Yi Hu (胡逸)

yihu.jpg

Email: huyi2002 (at) stu (dot) pku (dot) edu (dot) cn

I am now a first-year Ph.D. student at the Institute for Artificial Intelligence, Peking University, advised by Prof. Muhan Zhang. Welcome to visit our group page: Graphpku!

I received my B.S. in Physics from School of Physics, Peking University, where I was fortunate to work with Prof. Huichao Song on ML applications in heavy-ion collision.

I am dedicated to exploring the reasoning mechanisms of large language models (LLMs) and researching how to enhance the models’ reasoning capabilities to the level of human experts. Additionally, I have a keen interest in various topics related to LLMs, including efficiency, alignment, and applications across different downstream domains etc. If you share these research interests, please feel free to get in touch!

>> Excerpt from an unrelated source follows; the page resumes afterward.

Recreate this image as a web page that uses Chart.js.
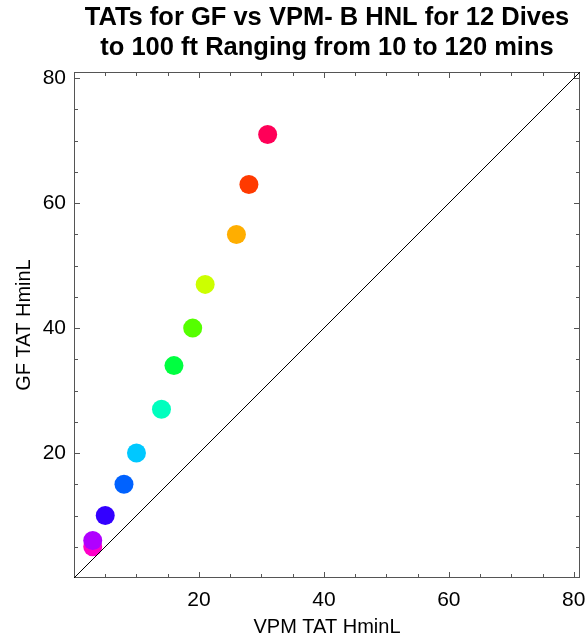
<!DOCTYPE html>
<html>
<head>
<meta charset="utf-8">
<script src="https://cdn.jsdelivr.net/npm/chart.js@4.4.1/dist/chart.umd.min.js"></script>
<style>
  html, body { margin: 0; padding: 0; background: #fff; }
  canvas { display: block; }
</style>
</head>
<body>
<canvas id="chart" width="585" height="643"></canvas>
<script>
// ===== TATs for GF vs VPM-B =====
const titleLines = ['TATs for GF vs VPM- B HNL for 12 Dives', 'to 100 ft Ranging from 10 to 120 mins'];
const xTitle = 'VPM TAT HminL';
const yTitle = 'GF TAT HminL';

// one dot per dive (10 .. 120 min bottom time)
const vpmTat = [3, 3, 5, 8, 10, 14, 16, 19, 21, 26, 28, 31];
const gfTat = [5, 6, 10, 15, 20, 27, 34, 40, 47, 55, 63, 71];
const dotColors = ['#ff00c8', '#b000ff', '#3300ff', '#0062ff', '#00c8ff', '#00ffbe',
    '#00ff40', '#55ff00', '#ccff00', '#ffae00', '#ff3a00', '#ff0058'];

const tickValues = [20, 40, 60, 80];
const minorStep = 5;
const axisMin = 0;
const axisMax = 81;

const FONT = '"Liberation Sans", Arial, Helvetica, sans-serif';

// frame with inward ticks on all four sides (Mathematica style)
const framePlugin = {
    id: 'frame',
    beforeDatasetsDraw(chart) {
        const { ctx, chartArea: a, scales: { x, y } } = chart;
        ctx.save();
        ctx.strokeStyle = '#555';
        ctx.lineWidth = 1;
        ctx.strokeRect(a.left + 0.5, a.top + 0.5, a.right - a.left - 1, a.bottom - a.top - 1);
        ctx.beginPath();
        for (let v = minorStep; v < axisMax; v += minorStep) {
            const len = v % 20 === 0 ? 6 : 4;
            const px = Math.round(x.getPixelForValue(v)) + 0.5;
            const py = Math.round(y.getPixelForValue(v)) + 0.5;
            ctx.moveTo(px, a.bottom); ctx.lineTo(px, a.bottom - len);
            ctx.moveTo(px, a.top); ctx.lineTo(px, a.top + len);
            ctx.moveTo(a.left, py); ctx.lineTo(a.left + len, py);
            ctx.moveTo(a.right, py); ctx.lineTo(a.right - len, py);
        }
        ctx.stroke();
        ctx.restore();
    }
};

new Chart(document.getElementById('chart'), {
    type: 'scatter',
    data: {
        datasets: [
            {
                type: 'line',
                data: [{ x: axisMin, y: axisMin }, { x: axisMax, y: axisMax }],
                borderColor: '#000',
                borderWidth: 1,
                pointRadius: 0,
                fill: false,
            },
            {
                data: vpmTat.map((v, i) => ({ x: v, y: gfTat[i] })),
                pointRadius: 9.5,
                pointBackgroundColor: dotColors,
                pointBorderWidth: 0,
                borderWidth: 0,
            },
        ]
    },
    options: {
        responsive: false,
        animation: false,
        layout: { autoPadding: false, padding: { left: 0, right: 5, top: 0, bottom: 0 } },
        plugins: {
            legend: { display: false },
            tooltip: { enabled: false },
            title: {
                display: true,
                fullSize: false,
                text: titleLines,
                color: '#000',
                font: { family: FONT, size: 25.5, weight: 'bold', lineHeight: 30 / 25.5 },
                padding: { top: 3, bottom: 9 },
            },
        },
        scales: {
            x: {
                type: 'linear', min: axisMin, max: axisMax,
                grid: { display: false, drawTicks: false },
                border: { display: false },
                afterBuildTicks: s => { s.ticks = tickValues.map(v => ({ value: v })); },
                // let the last label run off the edge like the original
                afterFit: s => { s.height = 65; s.paddingLeft = 0; s.paddingRight = 0; },
                ticks: { color: '#000', font: { family: FONT, size: 21 }, padding: 10, maxRotation: 0 },
                title: { display: true, text: xTitle, color: '#000', font: { family: FONT, size: 20 }, padding: { top: 0, bottom: 4 } },
            },
            y: {
                type: 'linear', min: axisMin, max: axisMax,
                grid: { display: false, drawTicks: false },
                border: { display: false },
                afterBuildTicks: s => { s.ticks = tickValues.map(v => ({ value: v })); },
                afterFit: s => { s.width = 74; s.paddingTop = 0; s.paddingBottom = 0; },
                ticks: { color: '#000', font: { family: FONT, size: 21 }, padding: 8 },
                title: { display: true, text: yTitle, color: '#000', font: { family: FONT, size: 20 }, padding: { top: 12, bottom: 0 } },
            },
        },
    },
    plugins: [framePlugin],
});
</script>
</body>
</html>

(I’ve recently moved to this site, the website is still under construction.)

News

Nov 07, 2024 Why 9.9 > 9.11 is so hard for LLMs? 😫 Check out our new paper: Number Cookbook: Number Understanding of Language Models and How to Improve It, where we introduce a comprehensive benchmark covering four common numerical representations and 17 distinct numerical tasks and investigate the numerical understanding and processing ability (NUPA) of LLMs.
Sep 10, 2024 I begin my Ph.D. in the Institute for Artificial Intelligence, Peking University! ✨🥳
Jul 20, 2024 ✋ I will be at ICML 2024 @ Vienna, Austria, presenting our paper: Case-Based or Rule-Based: How Do Transformers Do the Math?. 🤩 Looking forward to meeting researchers and having discussions!
Jul 02, 2024 I graduate from School of Physics, Peking University and accomplish my Bachelor degree today 🎓🥳!
May 02, 2024 Our paper: Case-Based or Rule-Based: How Do Transformers Do the Math? is accepted by ICML 2024 !!! In our paper, we demonstrate that current large language models are performing case-based reasoning rather than rule-based reasoning like humans in math reasoning tasks, revealing the intrinsic reasons for the models’ limitations in length generalization. To bridge this gap and shift the models’ reasoning paradigm closer to rule-based reasoning, we propose Rule-Following Fine-Tuning. This method enhances the models’ ability to follow rules, thereby improving their performance in length generalization.

Selected publications

  1. ICML2024
    Case-Based or Rule-Based: How Do Transformers Do the Math?
    Yi Hu, Xiaojuan Tang, Haotong Yang, and Muhan Zhang
    2024
  2. preprint
    Number Cookbook: Number Understanding of Language Models and How to Improve It
    Haotong Yang, Yi Hu, Shijia Kang, Zhouchen Lin, and Muhan Zhang
    2024